Student: Thiago da Silva Pereira
Title: Hot-Deck Data Imputation: a comparison among ensemble methods
Advisors: Jorge de Abreu Soares (advisor), Eduardo Bezerra da Silva (CEFET/RJ) (co-advisor).
Committee: Jorge de Abreu Soares (president), Eduardo Bezerra da Silva (CEFET/RJ), Diego Nunes Brandão (CEFET/RJ), Ronaldo Ribeiro Goldschmidt (IME)
Day/Time: August 14, 2020 / 15h.
Preprocessing data faces an important question related to deal with missing data. A possible solution to resolve this problem is hot-deck imputation. This technique has two steps: group similar records and performs imputation. Selecting the best algorithm for imputation is a challenge. Several machine learning algorithms are studied for data imputation, however few studies compare ensemble methods for the imputation stage.

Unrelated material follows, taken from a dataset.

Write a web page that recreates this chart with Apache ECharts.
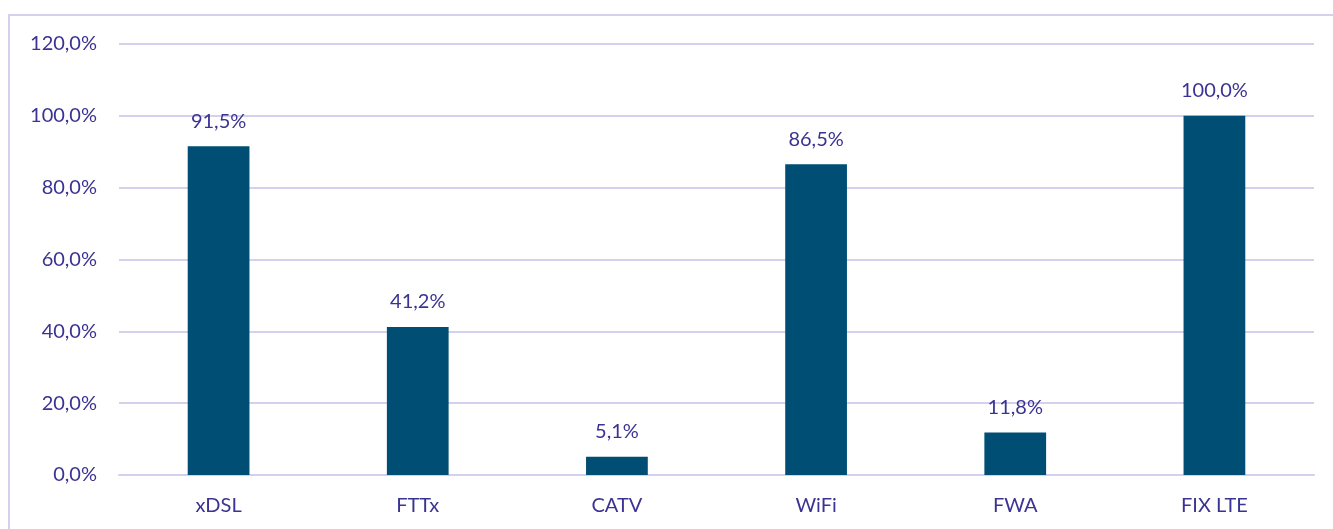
<!DOCTYPE html>
<html><head><meta charset="utf-8">
<script src="https://cdn.jsdelivr.net/npm/echarts@6/dist/echarts.min.js"></script>
<style>
html,body{margin:0;padding:0;background:#fff;}
#frame{position:absolute;left:8px;top:14px;width:1340px;height:540px;border:2px solid #d4d0ee;box-sizing:border-box;}
#c{position:absolute;left:0;top:0;width:1333px;height:529px;}
</style></head>
<body>
<div id="frame"></div>
<div id="c"></div>
<script>
const categories = ['xDSL','FTTx','CATV','WiFi','FWA','FIX LTE'];
const values = [91.5, 41.2, 5.1, 86.5, 11.8, 100.0];
const yTicks = [0,20,40,60,80,100,120];

const fmt = v => v.toFixed(1).replace('.', ',') + '%';
const txt = '#3b3393';
const chart = echarts.init(document.getElementById('c'));
chart.setOption({
  animation:false,
  grid:{left:119, right:19, top:44, bottom:54, containLabel:false},
  xAxis:{type:'category', data:categories,
    axisLine:{lineStyle:{color:'#d4d0ee', width:2}}, axisTick:{show:false},
    axisLabel:{color:txt, fontFamily:'Lato', fontSize:20, margin:21}},
  yAxis:{type:'value', min:0, max:120, interval:20,
    axisLine:{show:false}, axisTick:{show:false},
    splitLine:{lineStyle:{color:'#d4d0ee', width:2}},
    axisLabel:{color:txt, fontFamily:'Lato', fontSize:20, margin:22, formatter:v=>fmt(v)}},
  series:[{type:'bar', data:values, barWidth:'31%',
    itemStyle:{color:'#004e73'},
    label:{show:true, position:'top', distance:15, color:txt, fontFamily:'Lato', fontSize:20,
      formatter:p=>fmt(p.value)}}]
});
</script>
</body></html>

This study proposes a solution based on hot-deck imputation comparing four ensemble regressors: Bagging, Adaboost, Gradientboost, and Stacked Generalization. To ascertain effectiveness, we have used three datasets, varying missing rates from 10% to 30%. Results measuring the precision of imputed data by both techniques indicate that the Gradientboost reveals better precision in reasonable processing time.